Given an array of zeros and ones, the goal is to group all ones together.
Example:
- For an array like [0, 1, 0, 1, 1], we need to swap elements to make ones contiguous.
- Initial swap example: swap [0, 1] to get [1, 1, 1, 0, 0] (1 swap).

Initial Thoughts:
- Consider finding the minimum length window that contains all ones and ignoring circular properties initially.
- Calculate: length of window - count of ones = number of swaps needed.
Counter Example:
- A longer string like [1, 0, 1, 0, 1, 1] with holes can lead to overestimation of swaps.
- Actual swaps needed could be less than calculated (2 instead of 4).
New Approach:
- Find a window of size equal to the number of ones (k) that contains the maximum number of ones.
- Example: In [1, 0, 1, 0, 1, 1] with 4 ones, a window of size 4 can help determine how many zeros need to be swapped.
- Resulting swaps = k - max number of ones in the window.

Create a new concatenated array (original + original) to handle circularity.
This way, we can treat the end and beginning of the array as one continuous segment.
Use sliding window technique to find the maximum number of ones in any valid subarray.
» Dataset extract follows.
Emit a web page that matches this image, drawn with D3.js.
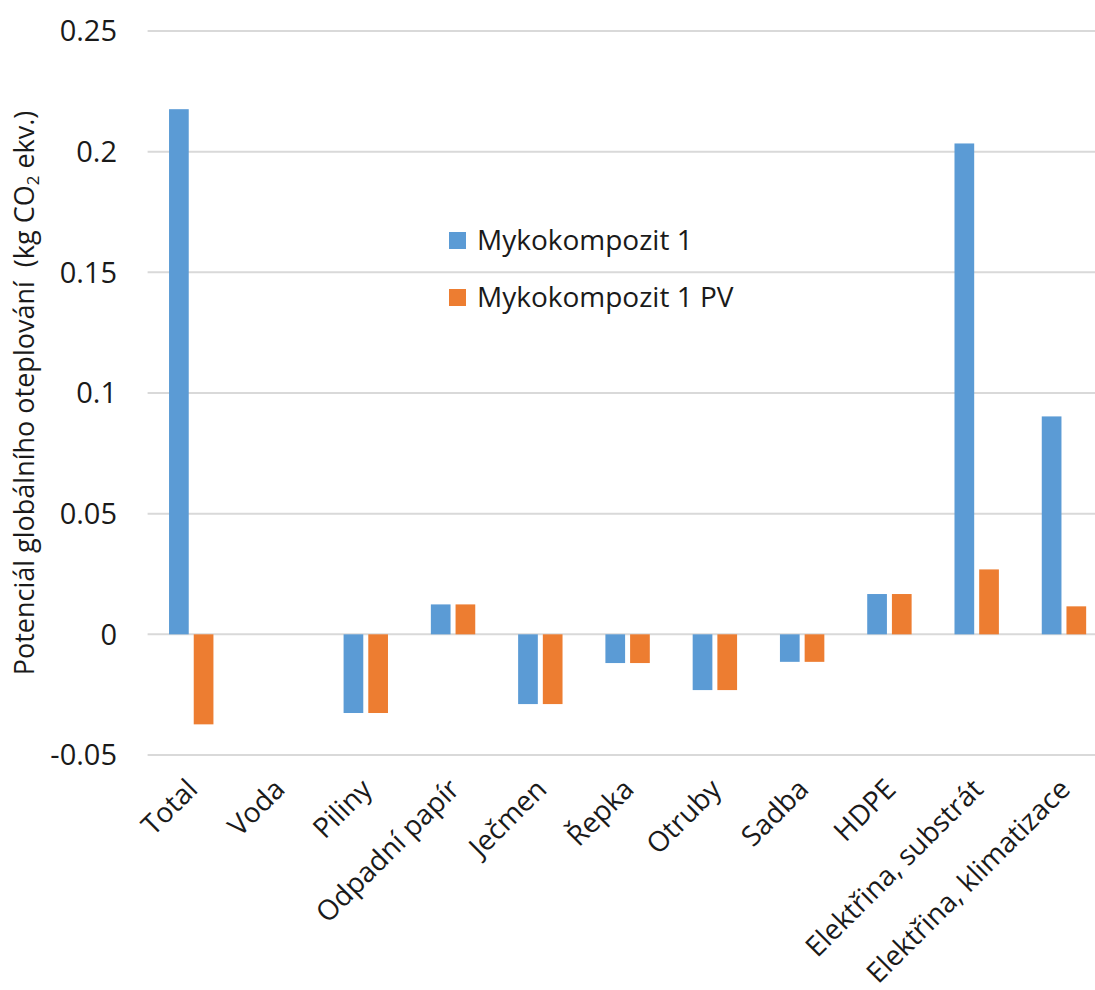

Instead of concatenating the array, use two pointers for a sliding window approach.
Right pointer goes until 2*n (where n is the original array length), using modulo to avoid out-of-bounds errors.
Count current window ones and keep track of the maximum found window.*

Initialize pointers and count total ones in the input.
Move the right pointer and increment window ones count if a one is found.
If the window size exceeds total ones, shift the left pointer and adjust the count accordingly.
- window size = right - left + 1
- Adjust the count of ones in the current window.